Matthias lifts his eyes to the camera. “Because Dr. Strauss will never let an operative near his work. But he’ll welcome a neuroscientist who knows how to flatter his vanity and speak his language.”

A thin silence follows.

Then Matthias adds, quieter, “And because if you send anyone else in first, Bliss may not remember enough of herself to leave with them.”

***

Blackstone Ventures HQ, San Francisco. 1030 hours

Victor doesn’t answer straight away.

He studies Matthias through the screen, then shifts his attention to Dr. Josh. No one has to explain the question. If Matthias goes inside, he’s not walking into a normal infiltration. He’s walking into a facility designed to make people doubt their own minds.

Dr. Josh removes his glasses and sets them on the table. “He’s right about Strauss. A man running this kind of program won’t show his work to security staff, donors, or consultants. He’ll show it to someone he believes can understand it, admire it, and validate it.”

Janice’s hand stays over mine under the table. Her face is steady now, but I know what steady costs her when the case cuts this deep.

“And Bliss?” she asks.

Dr. Josh looks at the grey painting on the screen. “She may not respond to a standard rescue the way the others did. If her sense of reality has been disrupted badly enough, strangers breaking in could look like a threat, not rescue.”

Jax swears under his breath.

Cole leans back, jaw hard. “So even if we reach her, she might fight us?”

“She might,” Matthias says. “Or freeze. Or obey whoever has conditioned her voice recognition and authority response. That’s why I need to get close first.”

I look at the faces around the table. Angus, Jax, Cole, Crew, Mercy, Liberty, Serenity, Faith, Grayson, Felicity, Dr. Tran, Jan. Every one of them has seen Meridian take something different from someone. Freedom. Names. Documents. Companies. Bodies. Families. Futures.

This is different.

This is the theft beneath all the other thefts.

A person can be freed from a locked room. Records can be restored. Money can be followed. Evidence can be recovered. But a woman who’s been taught not to trust her own memory is trapped in a place we can’t breach with bolt cutters or bullets.

Meridian has found a way to turn a mind into a holding cell.

Victor’s voice is quiet. “Marcus Webb confirmed something during this morning’s interview.”

Everyone looks his way.

“Strauss rarely leaves the clinical wing, and he doesn’t invite investors or corporate executives into it. But he does meet with researchers. People he believes are capable of understanding his work.”

Victor turns to Matthias. “That makes you our way in.”

“We need a plan that gets Matthias inside without exposing HAVEN,” I say.

“We build him a professional trail,” Felicity says immediately. “Conference history, research credentials, references. Enough for Strauss to believe he’s being approached by someone useful.”

Grayson nods beside her. “I can make the digital history boring, which is harder than making it impressive, by the way.”

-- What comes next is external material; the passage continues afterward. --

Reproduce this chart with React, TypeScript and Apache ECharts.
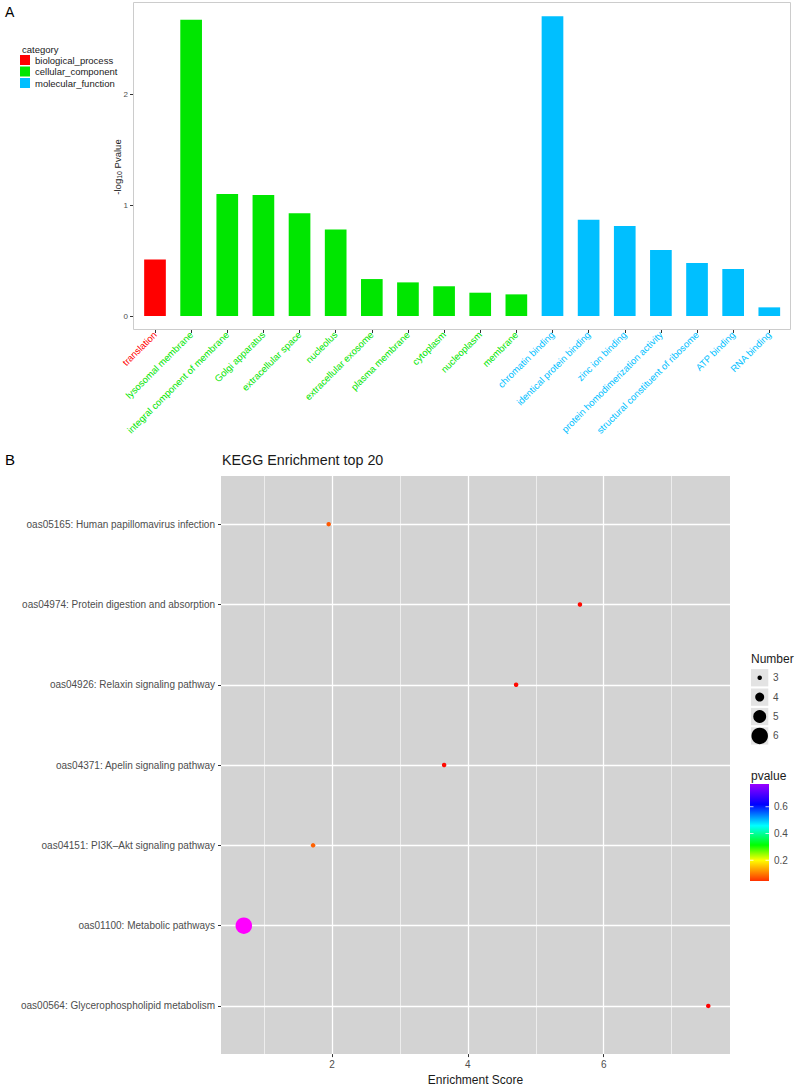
import React, { useEffect, useRef } from 'react';
import * as echarts from 'echarts';

// ---------- Panel A data ----------
const goTerms = [
  'translation',
  'lysosomal membrane',
  'integral component of membrane',
  'Golgi apparatus',
  'extracellular space',
  'nucleolus',
  'extracellular exosome',
  'plasma membrane',
  'cytoplasm',
  'nucleoplasm',
  'membrane',
  'chromatin binding',
  'identical protein binding',
  'zinc ion binding',
  'protein homodimerization activity',
  'structural constituent of ribosome',
  'ATP binding',
  'RNA binding',
];
const goCategoryOf = [
  'biological_process',
  'cellular_component',
  'cellular_component',
  'cellular_component',
  'cellular_component',
  'cellular_component',
  'cellular_component',
  'cellular_component',
  'cellular_component',
  'cellular_component',
  'cellular_component',
  'molecular_function',
  'molecular_function',
  'molecular_function',
  'molecular_function',
  'molecular_function',
  'molecular_function',
  'molecular_function',
];
const goLogP = [0.51, 2.67, 1.1, 1.09, 0.925, 0.78, 0.333, 0.303, 0.268, 0.21, 0.195, 2.7, 0.868, 0.81, 0.595, 0.477, 0.423, 0.078];
const goCategories = ['biological_process', 'cellular_component', 'molecular_function'];
const goColors = ['#FF0000', '#00E600', '#00BFFF'];
const yTicksA = [0, 1, 2];

// ---------- Panel B data ----------
const keggPathways = [
  'oas05165: Human papillomavirus infection',
  'oas04974: Protein digestion and absorption',
  'oas04926: Relaxin signaling pathway',
  'oas04371: Apelin signaling pathway',
  'oas04151: PI3K\u2013Akt signaling pathway',
  'oas01100: Metabolic pathways',
  'oas00564: Glycerophospholipid metabolism',
];
const keggScore = [1.95, 5.65, 4.71, 3.65, 1.72, 0.7, 7.54];
const keggCount = [3, 3, 3, 3, 3, 6, 3];
const keggPvalue = [0.095, 0.05, 0.05, 0.05, 0.1, 0.77, 0.045];
const xTicksB = [2, 4, 6];
const xMinorB = [1, 3, 5, 7];
const numberLegend = [3, 4, 5, 6];
const pvalueTicks = [0.2, 0.4, 0.6];
const rainbow = ['#FF0000', '#FFFF00', '#00FF00', '#00FFFF', '#0000FF', '#FF00FF'];
const colorbarStops = [
  { offset: 0, color: '#FF3000' },
  { offset: 0.214, color: '#FFFF00' },
  { offset: 0.37, color: '#00FF00' },
  { offset: 0.57, color: '#00FFFF' },
  { offset: 0.79, color: '#0000FF' },
  { offset: 1, color: '#9A00FF' },
];

const FONT = 'Liberation Sans, Arial, Helvetica, sans-serif';
const P_MIN = 0.045;
const P_MAX = 0.77;

function sizeFor(n: number) {
  return 4.5 + ((Math.sqrt(n) - Math.sqrt(3)) / (Math.sqrt(6) - Math.sqrt(3))) * 12;
}

function txt(text: string, x: number, y: number, size: number, fill: string, align = 'left', extra: any = {}) {
  return {
    type: 'text',
    x,
    y,
    silent: true,
    ...extra,
    style: {
      text,
      fontSize: size,
      fontFamily: FONT,
      fill,
      align,
      verticalAlign: 'middle',
      textAlign: align,
      textVerticalAlign: 'middle',
      ...(extra.style || {}),
    },
  };
}

function buildOption() {
  // Panel A layout
  const firstTick = 155;
  const lastTick = 769.3;
  const band = (lastTick - firstTick) / (goTerms.length - 1);
  const gridALeft = firstTick - band / 2;
  const gridAWidth = band * goTerms.length;
  const frame = { x: 133, y: 2, w: 658, h: 328 };

  // Panel B layout
  const gB = { left: 221, top: 476, width: 509, height: 584 };

  // colorbar
  const cb = { x: 750, y: 784, w: 19, h: 97 };
  const pToY = (p: number) => cb.y + cb.h - ((p - P_MIN) / (P_MAX - P_MIN)) * cb.h;

  const barSeries = goCategories.map((c, ci) => ({
    type: 'bar',
    name: c,
    xAxisIndex: 0,
    yAxisIndex: 0,
    barWidth: '60%',
    barGap: '-100%',
    itemStyle: { color: goColors[ci] },
    data: goTerms.map((_, i) => (goCategoryOf[i] === c ? goLogP[i] : '-')),
  }));

  const gridLines = [
    ...xTicksB.map((v) => ({ xAxis: v, lineStyle: { color: '#FFFFFF', width: 1.3, type: 'solid' } })),
    ...xMinorB.map((v) => ({ xAxis: v, lineStyle: { color: '#FFFFFF', width: 0.6, type: 'solid' } })),
    ...keggPathways.map((_, i) => ({ yAxis: i, lineStyle: { color: '#FFFFFF', width: 1.3, type: 'solid' } })),
  ];

  const scatterSeries = {
    type: 'scatter',
    xAxisIndex: 1,
    yAxisIndex: 1,
    symbol: 'circle',
    symbolSize: (v: number[]) => sizeFor(v[2]),
    itemStyle: { opacity: 1, borderWidth: 0 },
    data: keggPathways.map((_, i) => [keggScore[i], i, keggCount[i], keggPvalue[i]]),
    markLine: {
      silent: true,
      z: 1,
      symbol: ['none', 'none'],
      label: { show: false },
      lineStyle: { type: 'solid', color: '#FFFFFF' },
      emphasis: { disabled: true },
      data: gridLines,
    },
  };

  const graphics: any[] = [];
  graphics.push(txt('A', 5, 12, 14, '#000'));
  graphics.push({
    type: 'rect',
    silent: true,
    shape: { x: frame.x + 0.5, y: frame.y + 0.5, width: frame.w - 1, height: frame.h - 1 },
    style: { fill: 'none', stroke: '#CCCCCC', lineWidth: 1 },
  });
  graphics.push(txt('category', 22, 49, 9.5, '#1A1A1A'));
  graphics.push({
    type: 'text',
    x: 117,
    y: 167,
    rotation: Math.PI / 2,
    silent: true,
    style: {
      text: '-log{sub|10} Pvalue',
      fontSize: 9.5,
      fontFamily: FONT,
      fill: '#1A1A1A',
      align: 'center',
      verticalAlign: 'middle',
      textAlign: 'center',
      textVerticalAlign: 'middle',
      rich: {
        sub: { fontSize: 7, fontFamily: FONT, fill: '#1A1A1A', verticalAlign: 'bottom', padding: [4, 0, 0, 0] },
      },
    },
  });

  graphics.push(txt('B', 5, 459, 15, '#000'));
  graphics.push(txt('KEGG Enrichment top 20', 222, 460, 14.3, '#1A1A1A'));

  // Number legend
  graphics.push(txt('Number', 751, 659, 12, '#1A1A1A'));
  numberLegend.forEach((n, k) => {
    const cy = 677.7 + k * 19.4;
    graphics.push({
      type: 'rect',
      silent: true,
      shape: { x: 751, y: cy - 8.6, width: 17.3, height: 17.3 },
      style: { fill: '#E3E3E3' },
    });
    graphics.push({
      type: 'circle',
      silent: true,
      shape: { cx: 759.7, cy, r: sizeFor(n) / 2 },
      style: { fill: '#000' },
    });
    graphics.push(txt(String(n), 773, cy, 10, '#4D4D4D'));
  });

  // pvalue colorbar
  graphics.push(txt('pvalue', 751, 776, 12, '#1A1A1A'));
  graphics.push({
    type: 'rect',
    silent: true,
    shape: { x: cb.x, y: cb.y, width: cb.w, height: cb.h },
    style: {
      fill: new echarts.graphic.LinearGradient(0, 1, 0, 0, colorbarStops),
    },
  });
  pvalueTicks.forEach((p) => {
    const y = pToY(p);
    graphics.push({
      type: 'line',
      silent: true,
      shape: { x1: cb.x, y1: y, x2: cb.x + 3.5, y2: y },
      style: { stroke: '#FFFFFF', lineWidth: 0.8 },
    });
    graphics.push({
      type: 'line',
      silent: true,
      shape: { x1: cb.x + cb.w - 3.5, y1: y, x2: cb.x + cb.w, y2: y },
      style: { stroke: '#FFFFFF', lineWidth: 0.8 },
    });
    graphics.push(txt(p.toFixed(1), 774, y, 10, '#4D4D4D'));
  });

  return {
    animation: false,
    backgroundColor: '#FFFFFF',
    textStyle: { fontFamily: FONT },
    grid: [
      { left: gridALeft, top: frame.y, width: gridAWidth, height: frame.h, show: false, containLabel: false },
      {
        left: gB.left,
        top: gB.top,
        width: gB.width,
        height: gB.height,
        show: true,
        backgroundColor: '#D3D3D3',
        borderWidth: 0,
        containLabel: false,
      },
    ],
    legend: {
      data: goCategories,
      left: 20,
      top: 55,
      orient: 'vertical',
      icon: 'rect',
      itemWidth: 10,
      itemHeight: 10,
      itemGap: 1.5,
      padding: 0,
      selectedMode: false,
      textStyle: { fontSize: 9.5, color: '#1A1A1A', fontFamily: FONT, lineHeight: 10 },
    },
    xAxis: [
      {
        type: 'category',
        gridIndex: 0,
        data: goTerms,
        axisLine: { show: false, onZero: false },
        axisTick: { show: true, alignWithLabel: true, interval: 0, length: 3, lineStyle: { color: '#333333', width: 1 } },
        axisLabel: {
          interval: 0,
          rotate: 45,
          fontSize: 9.5,
          margin: 3,
          fontFamily: FONT,
          color: (_v: any, i: number) => goColors[goCategories.indexOf(goCategoryOf[i])],
        },
        splitLine: { show: false },
      },
      {
        type: 'value',
        gridIndex: 1,
        min: 0.364,
        max: 7.86,
        axisLine: { show: false, onZero: false },
        axisTick: { show: true, length: 3, lineStyle: { color: '#333333' }, customValues: xTicksB },
        axisLabel: { customValues: xTicksB, fontSize: 10, color: '#4D4D4D', margin: 5, fontFamily: FONT },
        splitLine: { show: false },
        name: 'Enrichment Score',
        nameLocation: 'middle',
        nameGap: 18,
        nameTextStyle: { fontSize: 12, color: '#1A1A1A', fontFamily: FONT },
      },
    ],
    yAxis: [
      {
        type: 'value',
        gridIndex: 0,
        min: -0.126,
        max: 2.829,
        offset: gridALeft - frame.x,
        axisLine: { show: false, onZero: false },
        axisTick: { show: true, length: 3, lineStyle: { color: '#333333' }, customValues: yTicksA },
        axisLabel: { customValues: yTicksA, fontSize: 8, color: '#4D4D4D', margin: 5, fontFamily: FONT },
        splitLine: { show: false },
      },
      {
        type: 'value',
        gridIndex: 1,
        inverse: true,
        min: -0.6,
        max: keggPathways.length - 0.4,
        axisLine: { show: false, onZero: false },
        axisTick: {
          show: true,
          length: 3,
          lineStyle: { color: '#333333' },
          customValues: keggPathways.map((_, i) => i),
        },
        axisLabel: {
          customValues: keggPathways.map((_, i) => i),
          formatter: (v: number) => keggPathways[Math.round(v)] || '',
          fontSize: 10,
          color: '#4D4D4D',
          margin: 6,
          fontFamily: FONT,
        },
        splitLine: { show: false },
      },
    ],
    visualMap: [
      {
        type: 'continuous',
        show: false,
        seriesIndex: 3,
        dimension: 3,
        min: P_MIN,
        max: P_MAX,
        inRange: { color: rainbow },
      },
    ],
    series: [...barSeries, scatterSeries],
    graphic: graphics,
  };
}

export default function App() {
  const ref = useRef<HTMLDivElement>(null);
  useEffect(() => {
    document.body.style.margin = '0';
    const chart = echarts.init(ref.current as HTMLDivElement, null, { renderer: 'svg' });
    chart.setOption(buildOption() as any);
    return () => chart.dispose();
  }, []);
  return <div ref={ref} style={{ width: 800, height: 1091 }} />;
}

A few mouths twitch, but no one laughs.

Faith opens her laptop. “I’ll build the funding and institutional backstory.”

Mercy makes a note. “I’ll pull anything public on Bliss, especially interviews about her work before the fire. If memories are anchors, we need to know what mattered to her.”

Jan looks at Matthias. “And I’ll review every medication detail with you before you go in.”

I take in the room, the shift already happening. Shock turning into structure. Horror turning into work.

Every mission until now has been about getting women out. This one is about making sure there’s still someone to come home.

I look up at Bliss Fontaine’s photograph, at the woman surrounded by color, then the woman standing in grey.

Victor’s laptop chimes.

He glances down, his expression hardening.

“Colette Fontaine just forwarded an institute update.”

The room stills.

“Bliss has been removed from creative integration.”

Jan looks up. “Why?”

Victor’s eyes stay on the screen.

“They’ve transferred her to restricted observation.”

Silence settles over the room.

They're changing something.

Or they've seen something.

Either way, time just got shorter.

I look back at Bliss Fontaine's photograph, at the woman surrounded by color, then the woman standing in grey.

"We go in," I say. "And we bring her back. All of her."